Search code examples
awkcharacter-encodingdiacritics

Awk tolower a string that starts with an accent - support for foreign characters


I have a file with this string in a line: "Ávila"

And I want to get this output: "ávila".

The problem is that the function tolower of awk only works when the string does not start with accent, and I must use awk.

For example, if I do awk 'BEGIN { print tolower("Ávila") }' then I get "Ávila" instead of "ávila", that is what I expect.

But if I do awk 'BEGIN { print tolower("Castellón") }' then I get "castellón"


Solution

  • For a given awk implementation to work properly with non-ASCII characters (foreign letters), it must respect the active locale's character encoding, as reflected in the (effective) LC_CTYPE setting (run locale to see it).

    These days, most locales use UTF-8 encoding, a multi-byte-on-demand encoding that is single-byte in the ASCII range, and uses 2 to 4 bytes to represent all other Unicode characters.
    Thus, for a given awk implementation to recognize non-ASCII (accented, foreign) letters, it must be able to recognize multiple bytes as a single character.

    Among the major awk implementations,

    • GNU Awk (gawk), the default on some Linux distros
    • BSD awk, as also used on OS X
    • Mawk (mawk), the default on Debian-based Linux distros such as Ubuntu

    only GNU Awk properly handles UTF8-encoded characters (and presumably any other encoding if specified in the locale):

    $ echo ÁvilA | gawk '{print tolower($0)}'
    ávila  # both Á and A lowercased
    

    Conversely, if you expressly want to limit character processing to ASCII only, prepend LC_CTYPE=C:

    $ echo ÁvilA | LC_CTYPE=C gawk '{print tolower($0)}'
    Ávila  # only ASCII char. A lowercased
    

    Practical advice:

    • To determine what implementation your default awk is, run awk --version.

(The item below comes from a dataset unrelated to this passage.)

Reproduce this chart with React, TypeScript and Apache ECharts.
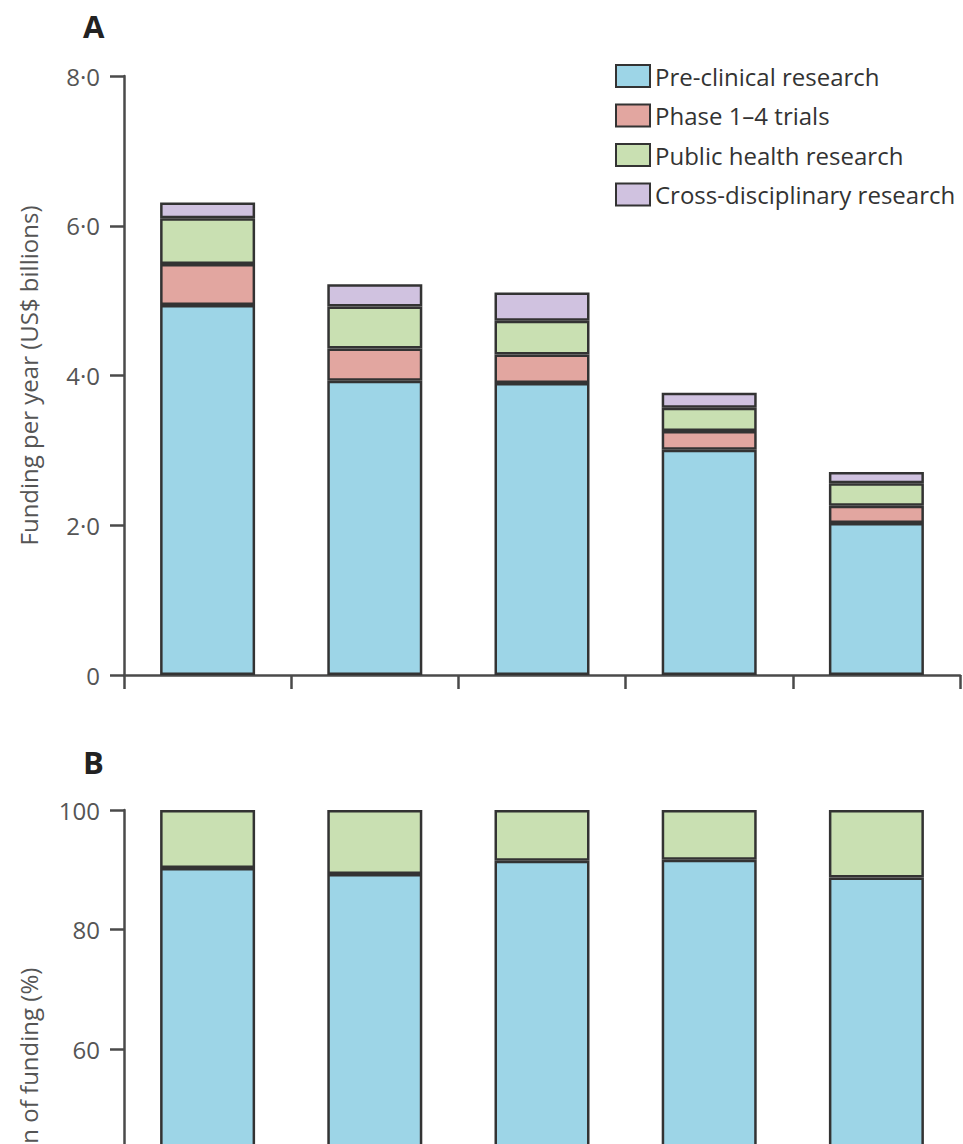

      • In the case of Mawk you'll get an error message, because it only supports printing version information with -W version, but that error message will contain the word mawk.
    • If possible, install and use GNU Awk (and optionally make it the default awk); it is available for most Unix-like platforms; e.g.:

      • On Debian-based platforms such as Ubuntu: sudo apt-get install gawk
      • On OS X, using Homebrew: brew install gawk.
    • If you must use either BSD Awk or Mawk, use the above LC_CTYPE=C approach to ensure that the multi-byte UTF-8 characters are at least passed through without modification.[1], but foreign letters will NOT be recognized as letters (and thus won't be lowercased, in this case).


    [1] BSD Awk and Mawk on OS X (the latter curiously not on Linux) treat UTF-8-encoded character as follows:

    • Each byte is mistakenly interpreted as its own character.
    • If, after ignoring the high bit, the resulting byte value falls into the range of ASCII uppercase letters, 32 is added to the original byte value to obtain the lowercase counterpart.

    In the case at hand, this means:

    • Á is Unicode codepoint U+00C1, whose UTF-8 encoding is the 2-byte sequence: 0xC3 0x81.

    • 0xC3: Dropping the high bit (0xC3 & 0x7F) yields 0x43, which is interpreted as ASCII letter C, and 32 (0x20) is therefore added to the original value, yielding 0xE3 (0xC3 + 0x20).

    • 0x81: Dropping the high bit (0x81 & 0x7F) yields 0x1, which is not in the range of ASCII uppercase letters (65-90, 0x41-0x5a), so the byte is left as-is.

    • Effectively, the first byte is modified from 0xC3 to 0xE3, while the 2nd byte is left untouched; since 0xC3 0x81 is not a properly UTF-8-encoded character, the terminal will print ? instead to signal that.